Dzieciaki będą śmigać po górach, ale pozostają gamerami. Na rozmowę wszyscy przyszli w charakterystycznych gamerskich kurtkach. "Tutaj mamy tyle różnych zawieszek" - wskazuje Amelia Fijałkowska. Wyglądają zawodowo. "Z wszystkich turniejów, w jakich braliśmy udział. To są już profesjonalne kurtki, które pokazują, że bardzo mocno i na serio się tym fascynujemy". Poza planem największym ekspertem w temacie jest Maciek i chętnie podpowiada przyjaciołom co i jak należy robić. Ekipie zresztą też. I lepiej wczuwać jest mu się w Waldka. Zna temat.
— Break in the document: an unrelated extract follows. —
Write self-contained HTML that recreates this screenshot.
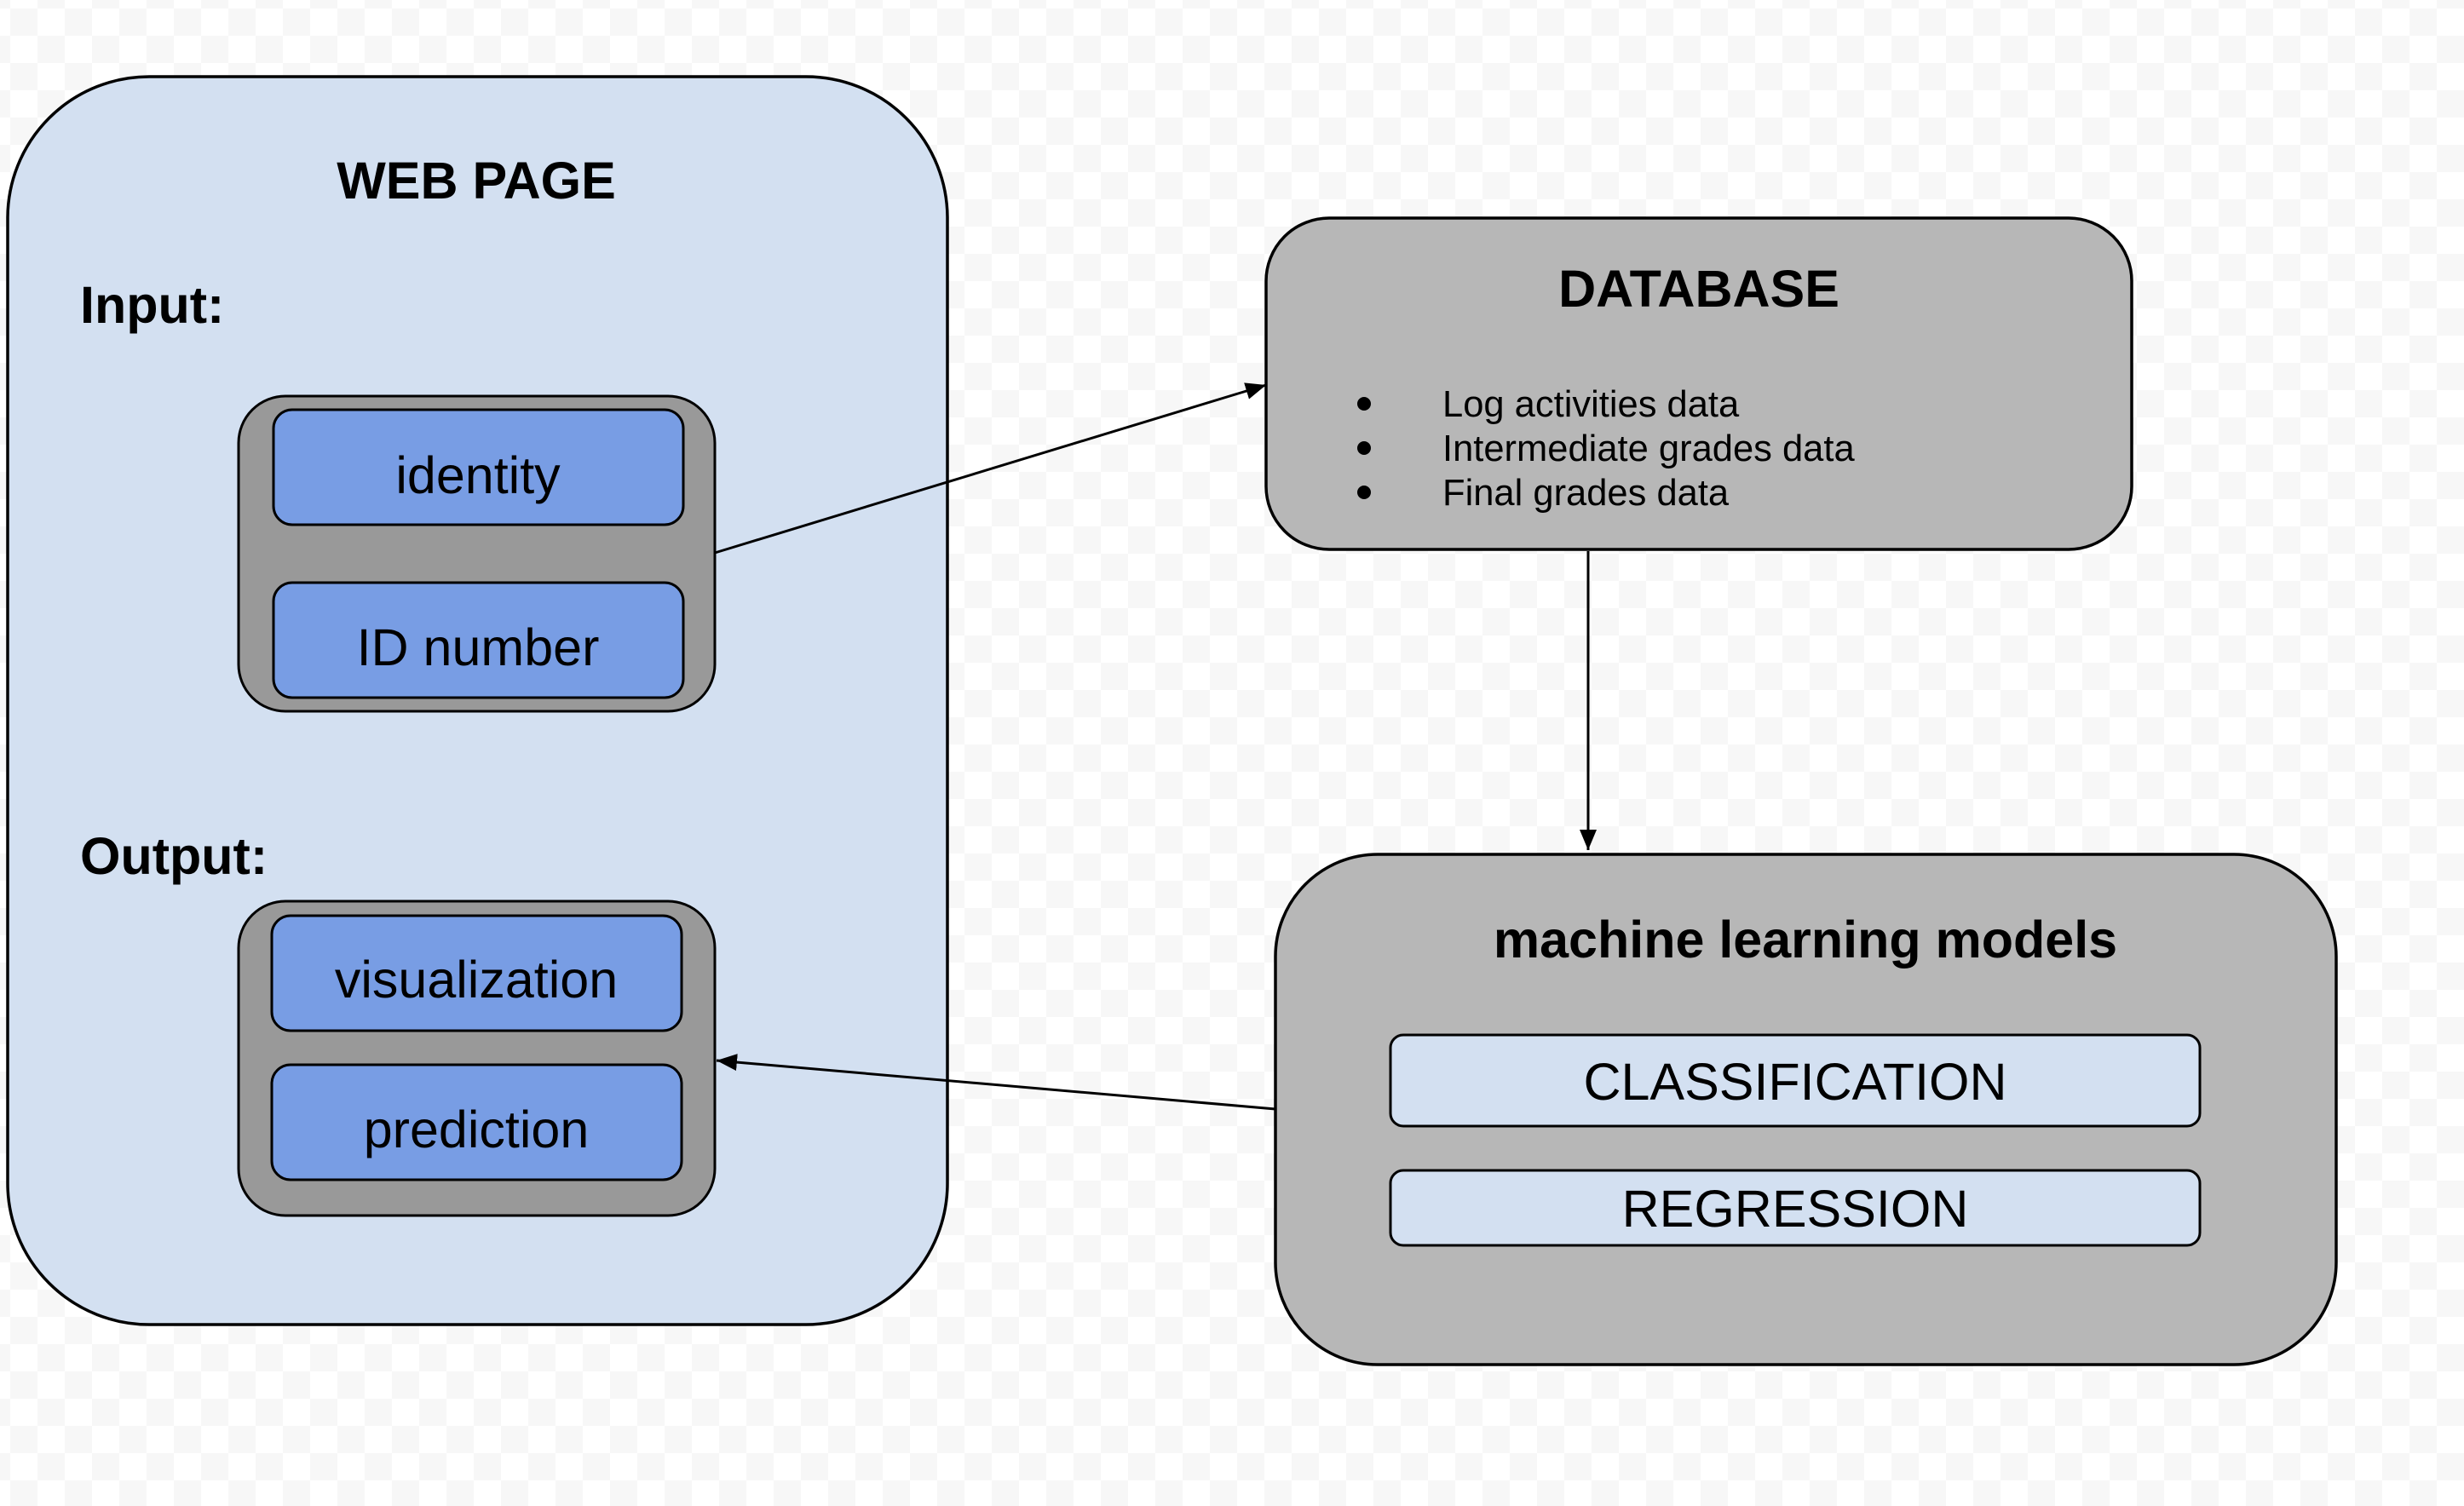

Wątek gamerski doprowadzi też Waldka do Krzysztofa, w którego wciela się Michał Żurawski. "Moja postać jest związana z grami, a jak wiemy, główny bohater naszego filmu jest maniakiem, prawie zawodowym graczem, więc nasze ścieżki się tutaj splotą" - mówi aktor.
Wyprawy po Tatrach, Zakopane, jakiego nie znamy, sceny spadochroniarskie, galopady - to atrakcja, ale najważniejsze w "Za dużym na bajki 2" pozostaną relacje: siła przyjaźni i wspólne stawianie czoła przeciwnościom oraz mierzenie się z prawdą.
"W tej historii wyjątkowo cenne jest to, że cokolwiek by się między głównymi bohaterami nie działo, zawsze pod spodem będzie czułość" - zauważa Karolina Gruszka. "Będzie dużo akcji, emocji i mam nadzieję, że widzowie poczują, że to jest szczery film, i po nim będzie o czym rozmawiać - z dziećmi, między sobą, rodzinnie. Po to go robimy" - dodaje Kristoffer Rus. "Mam wrażenie, że bardzo jest fajnie, jeżeli każdy z nas pielęgnuje w sobie dziecko. Ten dziecięcy zachwyt nad światem, przyrodą, pierwszą miłością, pierwsze rozczarowania, smutki, gorycz - to przynależy nam wszystkim. Przypomnienie sobie tego jest dla dorosłych pewnego rodzaju podróżą sentymentalną. A dla dzieci - myślę, że jest to film przygodowy. Czy jest ich dużo w Polsce? Myślę, że niewiele. Nigdy nie jest się za dużym na bajki" - uważa Dorota Kolak i dodaje: "Zapraszam na film całe rodziny: dużych, małych, średnich. Idźcie do kina wspólnie, potem na lody, pogadajcie. Myślę, że będzie o czym. A oprócz tego zobaczycie Zakopane. Jakie Zakopane? To powyżej Krupówek. Jest naprawdę piękne".
Paweł Domagała dodaje: "Jestem fanem bajek i uważam, że zarówno bajki, jak i filmy dla młodzieży są też dla dorosłych. Są prawdziwsze. Nie ma w kinach wielu takich propozycji, że usiądziesz sobie z dzieckiem i obejrzycie coś razem. A to jest taka sytuacja. Można się wzruszyć, pogadać. "Za duży na bajki 2" może być trampoliną do rozmowy, wobec czego polecam".
Młodzi aktorzy też nie mogą doczekać się premiery - zaplanowana jest na 2024 rok. "Mam nadzieję, że będziecie mieli na seansie ekstrafrajdę, bo to jest megaśmieszny film" - wykrzykują niemal razem Maciej Karaś i Patryk Siemek. Amelia Fijałkowska wtóruje kolegom: “I na pewno się wam spodoba. Każdy z was znajdzie tam coś dla siebie".